## Objective
Retype verbatim only the lines below, starting at the one that contains "Emit a Python" and ending at the one that contains "theta = np.linspace(theta_first, theta_last, n_points)". Pictures are excluded from the copy.

## Dataset records
-----
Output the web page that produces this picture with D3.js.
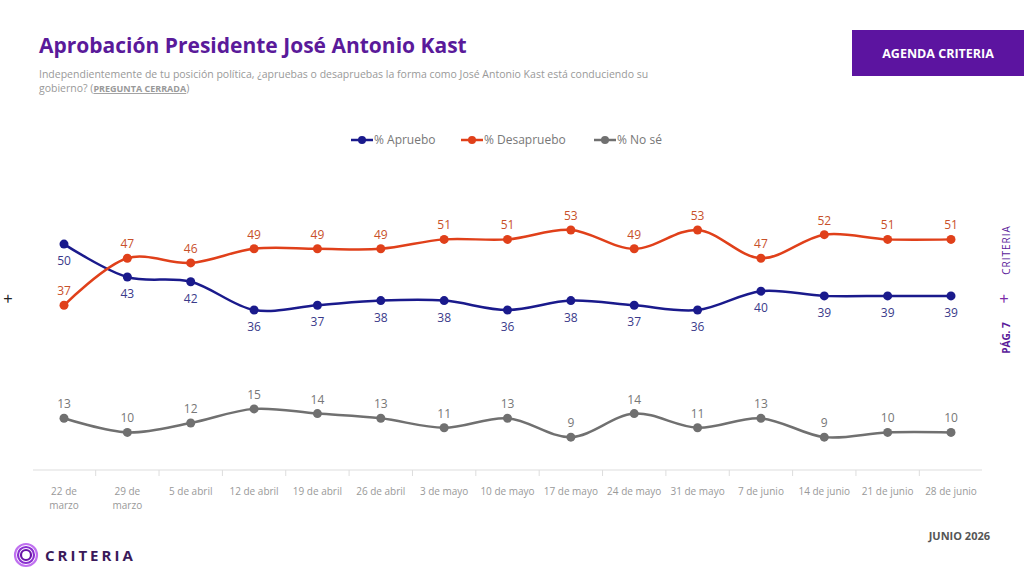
-----
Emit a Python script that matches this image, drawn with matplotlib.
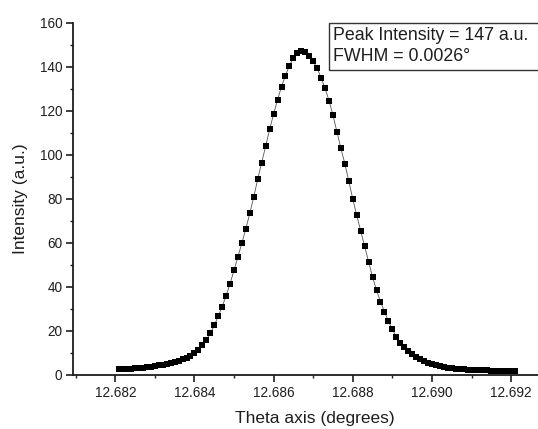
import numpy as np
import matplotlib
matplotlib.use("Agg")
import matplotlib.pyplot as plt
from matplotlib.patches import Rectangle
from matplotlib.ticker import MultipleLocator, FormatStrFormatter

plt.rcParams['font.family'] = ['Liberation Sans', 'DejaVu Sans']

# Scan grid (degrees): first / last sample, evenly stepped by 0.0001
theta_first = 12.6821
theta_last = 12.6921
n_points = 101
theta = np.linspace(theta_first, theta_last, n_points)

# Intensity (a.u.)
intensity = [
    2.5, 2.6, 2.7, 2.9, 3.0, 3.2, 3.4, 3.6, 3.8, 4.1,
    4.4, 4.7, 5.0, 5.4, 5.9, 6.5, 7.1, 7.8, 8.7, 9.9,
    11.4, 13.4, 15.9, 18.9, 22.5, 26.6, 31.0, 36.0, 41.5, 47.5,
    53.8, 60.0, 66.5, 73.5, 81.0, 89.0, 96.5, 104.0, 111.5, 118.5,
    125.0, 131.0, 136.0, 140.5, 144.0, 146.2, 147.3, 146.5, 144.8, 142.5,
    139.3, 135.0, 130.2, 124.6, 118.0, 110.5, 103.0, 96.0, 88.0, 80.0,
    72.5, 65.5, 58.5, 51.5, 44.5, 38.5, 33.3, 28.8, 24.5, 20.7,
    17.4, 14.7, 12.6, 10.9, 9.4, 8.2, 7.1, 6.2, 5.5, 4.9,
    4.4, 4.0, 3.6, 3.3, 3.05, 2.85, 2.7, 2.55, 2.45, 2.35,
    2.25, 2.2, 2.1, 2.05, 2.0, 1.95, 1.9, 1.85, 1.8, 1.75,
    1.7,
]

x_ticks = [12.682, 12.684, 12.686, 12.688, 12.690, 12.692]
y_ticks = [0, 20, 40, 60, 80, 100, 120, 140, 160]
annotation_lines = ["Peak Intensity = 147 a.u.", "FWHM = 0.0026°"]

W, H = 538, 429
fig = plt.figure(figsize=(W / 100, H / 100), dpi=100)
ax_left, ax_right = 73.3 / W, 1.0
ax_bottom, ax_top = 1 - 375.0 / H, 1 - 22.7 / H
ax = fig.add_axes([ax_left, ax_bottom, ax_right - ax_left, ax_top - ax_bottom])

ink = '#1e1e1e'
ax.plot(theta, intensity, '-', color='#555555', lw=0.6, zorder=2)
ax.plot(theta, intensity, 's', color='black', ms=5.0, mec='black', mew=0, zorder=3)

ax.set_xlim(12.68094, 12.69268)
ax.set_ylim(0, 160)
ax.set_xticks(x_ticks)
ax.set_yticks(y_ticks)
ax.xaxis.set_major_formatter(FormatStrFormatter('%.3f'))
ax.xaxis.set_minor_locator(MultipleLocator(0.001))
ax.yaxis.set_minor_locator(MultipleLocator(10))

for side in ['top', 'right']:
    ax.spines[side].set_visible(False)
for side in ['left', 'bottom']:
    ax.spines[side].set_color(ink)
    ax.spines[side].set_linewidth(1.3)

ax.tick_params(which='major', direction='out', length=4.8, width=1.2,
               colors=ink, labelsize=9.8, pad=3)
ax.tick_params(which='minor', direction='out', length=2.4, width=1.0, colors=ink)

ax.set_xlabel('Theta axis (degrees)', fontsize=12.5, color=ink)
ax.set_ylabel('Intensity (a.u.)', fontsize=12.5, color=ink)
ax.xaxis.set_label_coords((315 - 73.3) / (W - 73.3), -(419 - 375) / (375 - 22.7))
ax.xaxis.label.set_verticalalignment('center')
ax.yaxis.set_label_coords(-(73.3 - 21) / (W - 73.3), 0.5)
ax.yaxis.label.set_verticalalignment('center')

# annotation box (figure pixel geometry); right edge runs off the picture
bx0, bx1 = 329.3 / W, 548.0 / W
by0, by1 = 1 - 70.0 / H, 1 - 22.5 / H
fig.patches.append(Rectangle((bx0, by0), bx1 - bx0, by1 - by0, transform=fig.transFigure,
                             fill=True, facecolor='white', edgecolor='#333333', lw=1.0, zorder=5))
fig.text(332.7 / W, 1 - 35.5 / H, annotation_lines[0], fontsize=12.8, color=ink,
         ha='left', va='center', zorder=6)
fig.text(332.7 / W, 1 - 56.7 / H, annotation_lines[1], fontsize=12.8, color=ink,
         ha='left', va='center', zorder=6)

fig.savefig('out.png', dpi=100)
-----
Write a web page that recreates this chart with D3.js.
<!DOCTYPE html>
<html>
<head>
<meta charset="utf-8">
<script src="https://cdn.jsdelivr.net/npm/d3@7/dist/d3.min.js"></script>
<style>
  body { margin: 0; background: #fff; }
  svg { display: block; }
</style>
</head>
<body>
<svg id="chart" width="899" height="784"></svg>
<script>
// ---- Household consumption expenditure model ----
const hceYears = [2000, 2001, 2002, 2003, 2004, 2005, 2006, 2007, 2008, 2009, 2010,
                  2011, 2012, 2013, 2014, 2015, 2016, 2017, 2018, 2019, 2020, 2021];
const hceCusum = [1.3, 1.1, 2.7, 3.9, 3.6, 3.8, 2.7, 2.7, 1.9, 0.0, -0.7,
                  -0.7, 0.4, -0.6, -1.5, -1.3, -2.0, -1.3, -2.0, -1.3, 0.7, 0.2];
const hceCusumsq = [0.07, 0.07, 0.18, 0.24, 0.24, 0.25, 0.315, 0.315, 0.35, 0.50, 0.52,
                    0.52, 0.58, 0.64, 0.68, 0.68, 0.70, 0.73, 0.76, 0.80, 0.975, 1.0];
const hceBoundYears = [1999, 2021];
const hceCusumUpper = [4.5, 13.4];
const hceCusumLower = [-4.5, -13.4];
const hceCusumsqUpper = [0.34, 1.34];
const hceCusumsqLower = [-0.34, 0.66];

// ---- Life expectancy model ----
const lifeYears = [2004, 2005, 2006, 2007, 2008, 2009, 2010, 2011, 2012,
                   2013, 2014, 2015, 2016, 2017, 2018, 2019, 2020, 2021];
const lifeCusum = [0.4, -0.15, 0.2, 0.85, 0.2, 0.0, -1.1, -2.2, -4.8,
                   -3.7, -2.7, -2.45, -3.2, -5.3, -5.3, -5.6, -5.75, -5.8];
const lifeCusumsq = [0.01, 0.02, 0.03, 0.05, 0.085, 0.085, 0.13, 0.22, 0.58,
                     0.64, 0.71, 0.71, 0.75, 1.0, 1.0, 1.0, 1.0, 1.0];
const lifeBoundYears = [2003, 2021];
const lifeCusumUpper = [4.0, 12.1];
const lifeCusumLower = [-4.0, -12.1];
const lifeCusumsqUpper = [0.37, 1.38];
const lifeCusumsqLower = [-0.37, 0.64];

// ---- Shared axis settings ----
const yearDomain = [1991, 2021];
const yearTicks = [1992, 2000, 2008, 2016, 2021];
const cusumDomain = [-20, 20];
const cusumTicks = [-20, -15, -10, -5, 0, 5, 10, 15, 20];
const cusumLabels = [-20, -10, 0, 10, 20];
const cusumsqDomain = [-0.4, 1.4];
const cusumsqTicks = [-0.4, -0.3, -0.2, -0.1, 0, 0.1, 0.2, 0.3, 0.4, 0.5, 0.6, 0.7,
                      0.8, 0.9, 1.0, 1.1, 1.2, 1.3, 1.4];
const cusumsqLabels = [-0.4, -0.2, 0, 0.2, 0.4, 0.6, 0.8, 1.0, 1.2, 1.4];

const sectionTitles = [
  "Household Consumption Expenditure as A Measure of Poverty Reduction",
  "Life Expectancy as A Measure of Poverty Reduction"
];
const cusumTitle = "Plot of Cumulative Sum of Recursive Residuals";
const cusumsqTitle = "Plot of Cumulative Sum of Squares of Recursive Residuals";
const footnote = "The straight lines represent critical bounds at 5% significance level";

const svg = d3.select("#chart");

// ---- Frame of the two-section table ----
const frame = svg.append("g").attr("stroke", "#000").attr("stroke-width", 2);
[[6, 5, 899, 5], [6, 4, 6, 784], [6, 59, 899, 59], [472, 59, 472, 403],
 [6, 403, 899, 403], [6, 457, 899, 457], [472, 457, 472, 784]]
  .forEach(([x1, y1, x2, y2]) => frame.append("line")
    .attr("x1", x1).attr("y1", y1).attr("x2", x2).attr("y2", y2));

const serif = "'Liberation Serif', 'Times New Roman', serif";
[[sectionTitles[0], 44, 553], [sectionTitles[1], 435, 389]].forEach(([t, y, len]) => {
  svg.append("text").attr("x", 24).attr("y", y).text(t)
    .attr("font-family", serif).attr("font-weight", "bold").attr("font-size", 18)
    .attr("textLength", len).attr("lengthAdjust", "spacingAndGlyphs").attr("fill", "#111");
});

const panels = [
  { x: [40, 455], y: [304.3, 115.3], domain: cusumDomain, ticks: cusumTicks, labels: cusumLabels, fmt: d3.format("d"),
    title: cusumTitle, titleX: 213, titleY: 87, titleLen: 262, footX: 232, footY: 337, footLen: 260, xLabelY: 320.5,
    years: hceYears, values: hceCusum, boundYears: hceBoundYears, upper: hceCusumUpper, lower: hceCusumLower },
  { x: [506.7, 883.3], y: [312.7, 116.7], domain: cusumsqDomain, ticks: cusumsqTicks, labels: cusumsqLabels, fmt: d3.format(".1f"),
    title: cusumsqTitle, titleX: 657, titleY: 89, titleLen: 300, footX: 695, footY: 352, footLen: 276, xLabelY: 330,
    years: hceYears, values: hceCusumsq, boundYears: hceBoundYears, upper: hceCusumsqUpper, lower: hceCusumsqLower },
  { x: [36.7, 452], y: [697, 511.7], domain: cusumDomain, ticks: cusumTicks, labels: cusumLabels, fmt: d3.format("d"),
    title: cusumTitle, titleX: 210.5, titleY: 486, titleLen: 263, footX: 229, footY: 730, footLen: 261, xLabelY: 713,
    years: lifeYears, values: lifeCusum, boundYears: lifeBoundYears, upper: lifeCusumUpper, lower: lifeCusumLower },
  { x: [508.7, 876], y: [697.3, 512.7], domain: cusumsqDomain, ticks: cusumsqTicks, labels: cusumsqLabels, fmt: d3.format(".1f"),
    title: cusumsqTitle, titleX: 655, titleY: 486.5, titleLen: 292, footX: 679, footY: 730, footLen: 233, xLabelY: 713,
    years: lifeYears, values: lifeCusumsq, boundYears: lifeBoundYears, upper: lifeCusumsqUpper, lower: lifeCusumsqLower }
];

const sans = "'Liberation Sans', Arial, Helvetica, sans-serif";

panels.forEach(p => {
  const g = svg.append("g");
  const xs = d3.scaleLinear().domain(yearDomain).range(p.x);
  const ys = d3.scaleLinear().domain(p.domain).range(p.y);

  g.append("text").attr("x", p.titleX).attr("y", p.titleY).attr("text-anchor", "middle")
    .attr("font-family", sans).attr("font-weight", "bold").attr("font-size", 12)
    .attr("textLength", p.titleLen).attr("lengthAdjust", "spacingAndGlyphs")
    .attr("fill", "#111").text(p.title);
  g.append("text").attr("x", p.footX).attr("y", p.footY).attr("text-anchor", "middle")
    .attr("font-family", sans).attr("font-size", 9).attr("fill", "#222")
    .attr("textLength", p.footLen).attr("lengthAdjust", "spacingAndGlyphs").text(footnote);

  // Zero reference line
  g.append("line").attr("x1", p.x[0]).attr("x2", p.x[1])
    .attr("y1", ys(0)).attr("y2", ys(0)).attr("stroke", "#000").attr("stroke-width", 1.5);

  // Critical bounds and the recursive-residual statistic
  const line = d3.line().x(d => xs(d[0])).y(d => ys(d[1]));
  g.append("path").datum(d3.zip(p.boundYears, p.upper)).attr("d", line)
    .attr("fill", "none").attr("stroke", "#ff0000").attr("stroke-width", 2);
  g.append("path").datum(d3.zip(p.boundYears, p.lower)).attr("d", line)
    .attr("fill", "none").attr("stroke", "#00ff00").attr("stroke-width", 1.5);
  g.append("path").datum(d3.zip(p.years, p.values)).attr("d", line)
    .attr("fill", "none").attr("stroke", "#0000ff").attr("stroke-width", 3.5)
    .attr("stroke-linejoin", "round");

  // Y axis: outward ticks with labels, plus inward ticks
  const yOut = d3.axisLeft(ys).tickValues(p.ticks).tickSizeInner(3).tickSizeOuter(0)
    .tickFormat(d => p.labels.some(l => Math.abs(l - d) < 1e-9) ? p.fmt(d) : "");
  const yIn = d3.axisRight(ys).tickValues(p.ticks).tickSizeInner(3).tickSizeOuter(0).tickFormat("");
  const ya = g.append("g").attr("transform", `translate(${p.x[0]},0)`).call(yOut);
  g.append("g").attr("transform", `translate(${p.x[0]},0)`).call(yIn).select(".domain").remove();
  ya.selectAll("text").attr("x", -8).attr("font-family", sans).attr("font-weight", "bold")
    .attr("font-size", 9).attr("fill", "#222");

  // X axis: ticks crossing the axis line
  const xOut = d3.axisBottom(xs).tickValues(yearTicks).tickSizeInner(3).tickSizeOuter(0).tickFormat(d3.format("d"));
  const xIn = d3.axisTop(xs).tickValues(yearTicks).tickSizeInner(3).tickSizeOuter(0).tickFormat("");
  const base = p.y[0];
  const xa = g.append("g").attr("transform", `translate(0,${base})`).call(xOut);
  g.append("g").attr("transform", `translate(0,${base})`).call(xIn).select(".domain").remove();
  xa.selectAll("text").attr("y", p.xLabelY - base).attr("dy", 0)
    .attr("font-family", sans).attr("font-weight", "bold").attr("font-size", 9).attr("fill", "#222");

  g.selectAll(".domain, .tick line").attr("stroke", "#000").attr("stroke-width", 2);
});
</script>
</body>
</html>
-----
## Full output
Emit a Python script that matches this image, drawn with matplotlib.
import numpy as np
import matplotlib
matplotlib.use("Agg")
import matplotlib.pyplot as plt
from matplotlib.patches import Rectangle
from matplotlib.ticker import MultipleLocator, FormatStrFormatter

plt.rcParams['font.family'] = ['Liberation Sans', 'DejaVu Sans']

# Scan grid (degrees): first / last sample, evenly stepped by 0.0001
theta_first = 12.6821
theta_last = 12.6921
n_points = 101
theta = np.linspace(theta_first, theta_last, n_points)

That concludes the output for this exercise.